The petitioners produced a chart to the court, comparing their scores calculated on basis of the 30:30:40 method and the final scores awarded by CBSE. One of the petitioners who scored 91.27% ended up getting 66% when the results were moderated based on the school’s past performance, showing a variance of over 25%. Similarly, another petitioner who scored 85.4% ended up getting 54% showing a variance of over 31% after the school’s performance was factored in.
On August 8, the CBSE notified a dispute redressal mechanism, as per the court’s directions, under which the petitioner students complained against the CBSE policy to their respective schools. The grievance was forwarded to the Board that dismissed the representation as it found the marks to be in conformity with the evaluation policy.
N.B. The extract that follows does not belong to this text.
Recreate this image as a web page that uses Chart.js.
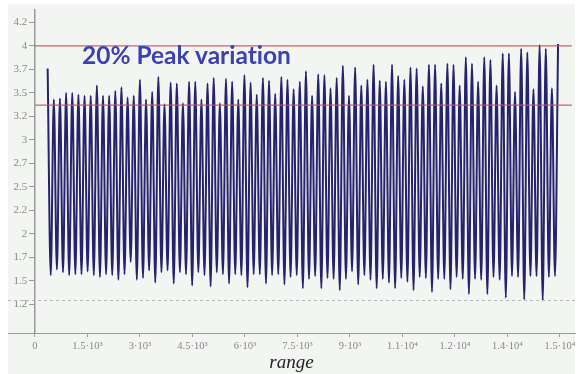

The petitions filed through advocate Ravi Prakash urged the CBSE to pass a reasoned order and consider amending the policy in view of the future of the petitioners.
Even the schools where the petitioners studied supported their cause and told the CBSE that the previous batch of students was poor in academics and this should not come in the way of the present batch, which had performed better.
The CBSE said, “The evaluation policy provides for taking into consideration the historical performance of the school, subject-wise mean, overall school average and moderation criteria for which a special software was developed by the Board…the answering respondent (CBSE) was bound to take into consideration not only the actual performance of the students but also the past performance of their school.”
The Board also stated that the chart presented by the petitioners was based on a wrong reading of the evaluation policy as it considered the actual performance of students and not the past performance of the school.
Further, the Board submitted that the issue with regard to the ‘historical/past performance of the school’ to be taken as one of the components for the purpose of declaring the result was already considered and approved by the Supreme Court by its June 22 order while considering a petition seeking cancellation of Class XII Board examinations.
The Board further clarified that since the marks awarded to the petitioners was in accordance with the policy, there was no occasion to reconsider their representations by passing a detailed, reasoned order.
The court had issued notice on the petitions on October 8 following which it closed for Dussehra vacation and fixed the matter on the reopening day (Wednesday) and directed the CBSE to submit its response by then.